Sunday, 20 November 2016

Impacts of climate warming, declining sea ice on Arctic whale migration




Date: November 16, 2016
Source: Florida Atlantic University

Declines in the Arctic sea ice are arguably the most dramatic evidence of the effects of current climate warming on ocean systems. Native peoples of the far north have long appreciated and relied upon the migrations of animals with the changing seasons, including some of the largest and least studied, the Arctic whales. While sea ice is perhaps the most defining feature of their habitat, the relationship between Arctic whales and sea ice is still largely a mystery, and there is increasing concern over how these species will adapt to climate related changes in sea ice.

Researchers from Florida Atlantic University's Harbor Branch Oceanographic Institute and a team of scientists working in collaboration with Native hunters in Alaska and Canada have just published results of a study in the Royal Society Biology Letters titled, "Genetic Profiling Links Changing Sea Ice to Shifting Beluga Whale Migration Patterns," assessing the relationship between changing sea ice and beluga whale migration as well as summer residency patterns of a number of populations over two decades of dramatic sea ice changes in the Pacific Arctic. The researchers found that beluga whales, often known as the white whale, (Delphinapterus leucas) exhibited a tremendous ability to deal with widely varying sea ice conditions from one year to the next over a 20-year time frame in their return to traditional summering grounds each year.

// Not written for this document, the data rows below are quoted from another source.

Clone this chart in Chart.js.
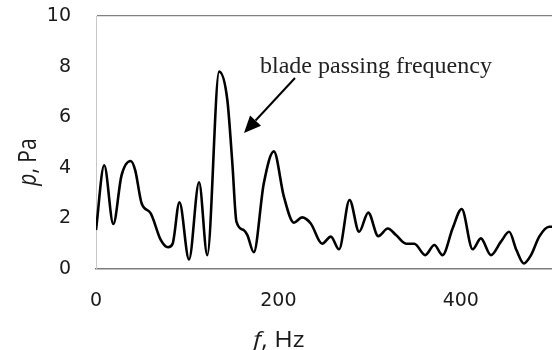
<!DOCTYPE html>
<html>
<head>
<meta charset="utf-8">
<script src="https://cdn.jsdelivr.net/npm/chart.js@4/dist/chart.umd.min.js"></script>
<style>
  html, body { margin: 0; padding: 0; background: #fff; }
  #wrap { position: relative; width: 552px; height: 350px; }
</style>
</head>
<body>
<div id="wrap"><canvas id="c"></canvas></div>
<script>
// ---- data ----
const freqs = [0, 9, 19, 28, 38, 43, 50, 60, 71, 79, 84, 91.5, 102, 113, 122, 135, 144, 149.5, 154, 162, 166, 173, 184, 195, 206, 217, 226, 235.5, 248, 257.5, 266.5, 278, 288.5, 298.5, 309.5, 320, 329, 340, 349, 361, 371, 380, 391, 401, 413, 422, 433, 444, 453, 461, 469, 477, 486, 497, 500];
const pressure = [1.54, 4.1, 1.78, 3.7, 4.27, 3.9, 2.6, 2.2, 1.15, 0.86, 1.0, 2.64, 0.38, 3.43, 0.55, 7.8, 6.68, 4.18, 1.87, 1.54, 1.34, 0.66, 3.39, 4.65, 2.86, 1.83, 2.04, 1.8, 1.0, 1.28, 0.78, 2.73, 1.47, 2.23, 1.3, 1.6, 1.34, 1.0, 1.0, 0.55, 0.95, 0.55, 1.6, 2.37, 0.78, 1.21, 0.55, 1.08, 1.47, 0.75, 0.22, 0.55, 1.28, 1.67, 1.67];
const xTickValues = [0, 200, 400];
const yTickValues = [0, 2, 4, 6, 8, 10];
const xTitle = ['f', ', Hz'];
const yTitle = ['p', ', Pa'];
const annotationText = 'blade passing frequency';

const points = freqs.map((f, i) => ({ x: f, y: pressure[i] }));

const tickFont = { family: 'DejaVu Sans', size: 19 };

function drawMixed(ctx, parts, size) {
  ctx.font = 'italic ' + size + 'px "Open Sans"';
  const w0 = ctx.measureText(parts[0]).width;
  ctx.font = size + 'px "Open Sans"';
  const w1 = ctx.measureText(parts[1]).width;
  const start = -(w0 + w1) / 2;
  ctx.textAlign = 'left';
  ctx.textBaseline = 'alphabetic';
  ctx.font = 'italic ' + size + 'px "Open Sans"';
  ctx.fillText(parts[0], start, 0);
  ctx.font = size + 'px "Open Sans"';
  ctx.fillText(parts[1], start + w0, 0);
}

const overlay = {
  id: 'overlay',
  afterDraw(chart) {
    const ctx = chart.ctx;
    ctx.save();
    ctx.fillStyle = '#1a1a1a';
    ctx.save();
    ctx.translate(279, 347);
    ctx.scale(1.2, 1);
    drawMixed(ctx, xTitle, 21);
    ctx.restore();
    ctx.save();
    ctx.translate(36, 162);
    ctx.rotate(-Math.PI / 2);
    ctx.scale(1, 1.2);
    drawMixed(ctx, yTitle, 21);
    ctx.restore();
    ctx.fillStyle = '#222';
    ctx.font = '24px "Liberation Serif"';
    ctx.textAlign = 'left';
    ctx.textBaseline = 'alphabetic';
    ctx.fillText(annotationText, 260, 73);
    const sx = 295, sy = 78, tx = 244, ty = 133;
    const ang = Math.atan2(ty - sy, tx - sx);
    const headLen = 17, headW = 7.5;
    const bx = tx - headLen * Math.cos(ang), by = ty - headLen * Math.sin(ang);
    ctx.strokeStyle = '#000';
    ctx.lineWidth = 2;
    ctx.beginPath();
    ctx.moveTo(sx, sy);
    ctx.lineTo(bx, by);
    ctx.stroke();
    ctx.fillStyle = '#000';
    ctx.beginPath();
    ctx.moveTo(tx, ty);
    ctx.lineTo(bx + headW * Math.sin(ang), by - headW * Math.cos(ang));
    ctx.lineTo(bx - headW * Math.sin(ang), by + headW * Math.cos(ang));
    ctx.closePath();
    ctx.fill();
    ctx.restore();
  }
};

new Chart(document.getElementById('c'), {
  type: 'line',
  data: {
    datasets: [{
      data: points,
      borderColor: '#000',
      borderWidth: 2.6,
      pointRadius: 0,
      fill: false,
      cubicInterpolationMode: 'monotone'
    }]
  },
  options: {
    responsive: true,
    maintainAspectRatio: false,
    animation: false,
    events: [],
    layout: { padding: { top: 16, right: 0, left: 0, bottom: 0 } },
    plugins: { legend: { display: false }, tooltip: { enabled: false } },
    scales: {
      x: {
        type: 'linear',
        min: 0,
        max: 500,
        afterBuildTicks: s => { s.ticks = xTickValues.map(v => ({ value: v })); },
        afterFit: s => { s.height = 81; s.paddingLeft = 0; s.paddingRight = 0; },
        ticks: { font: tickFont, color: '#1a1a1a', padding: 21, maxRotation: 0 },
        grid: { display: false, drawTicks: false },
        border: { display: true, color: '#7f7f7f', width: 1.6 }
      },
      y: {
        min: 0,
        max: 10,
        afterBuildTicks: s => { s.ticks = yTickValues.map(v => ({ value: v })); },
        afterFit: s => { s.width = 96; s.paddingTop = 0; s.paddingBottom = 0; },
        ticks: { font: tickFont, color: '#1a1a1a', padding: 25 },
        grid: {
          drawTicks: false,
          color: c => (c.tick && c.tick.value === 10) ? '#808080' : 'rgba(0,0,0,0)',
          lineWidth: 1.3
        },
        border: { display: true, color: '#c8c8c8', width: 1 }
      }
    }
  },
  plugins: [overlay]
});
</script>
</body>
</html>
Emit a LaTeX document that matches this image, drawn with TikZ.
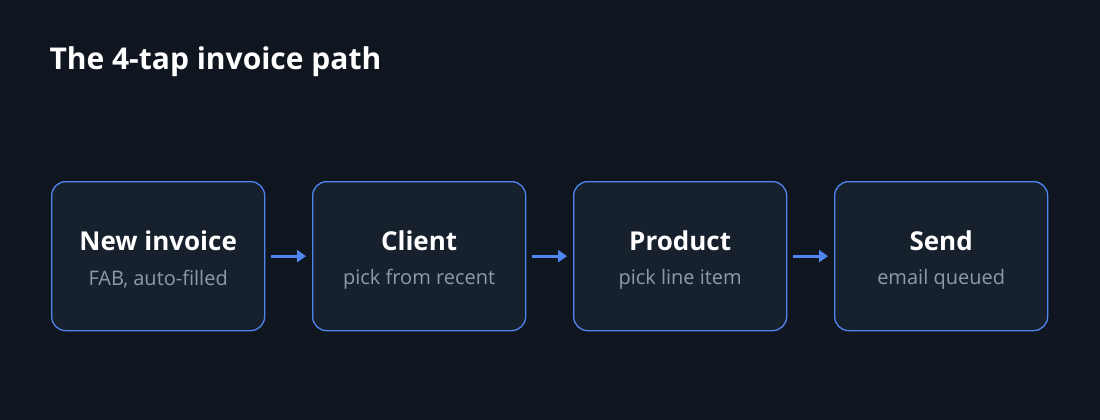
\documentclass[tikz,border=0pt]{standalone}
\usepackage{fontspec}
\setmainfont{Open Sans}
\usetikzlibrary{arrows.meta}
\definecolor{bg}{HTML}{0F1620}
\definecolor{boxf}{HTML}{17212E}
\definecolor{edge}{HTML}{4F86F0}
\definecolor{sub}{HTML}{8E9AAA}
\begin{document}
\begin{tikzpicture}[x=1pt,y=-1pt,
  stepbox/.style={draw=edge,line width=1.3pt,fill=boxf,rounded corners=14pt,minimum width=213pt,minimum height=149pt,anchor=north west},
  ttl/.style={text=white,font=\bfseries\fontsize{26}{30}\selectfont},
  st/.style={text=sub,font=\fontsize{20}{24}\selectfont},
  arr/.style={draw=edge,line width=3pt,-{Triangle[length=9pt,width=12pt]}}]
\fill[bg] (0,0) rectangle (1100,420);
\useasboundingbox (0,0) rectangle (1100,420);
\node[anchor=west,text=white,font=\bfseries\fontsize{30}{34}\selectfont] (title) at (46,62) {The 4-tap invoice path};
\foreach \n/\x/\a/\b in {a/51/New invoice/{FAB, auto-filled},b/312/Client/pick from recent,c/573/Product/pick line item,d/834/Send/email queued}{
  \node[stepbox] (\n) at (\x,181) {};
  \node[ttl] (\n t) at ([yshift=15pt]\n.center) {\a};
  \node[st] (\n s) at ([yshift=-23pt]\n.center) {\b};
}
\draw[arr] ([xshift=6pt]a.east) -- ([xshift=-6pt]b.west);
\draw[arr] ([xshift=6pt]b.east) -- ([xshift=-6pt]c.west);
\draw[arr] ([xshift=6pt]c.east) -- ([xshift=-6pt]d.west);
\end{tikzpicture}
\end{document}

"It was not clear how sea ice influences beluga whale migration patterns and their summer habitat use, and climate change has added urgency to determining how environmental factors might shape the behavior and ecology of this species," said Greg O'Corry-Crowe, Ph.D., lead author and a research professor at FAU Harbor Branch, whose research focuses on combining molecular genetic analysis with field ecology to study the molecular and behavioral ecology of marine apex predators.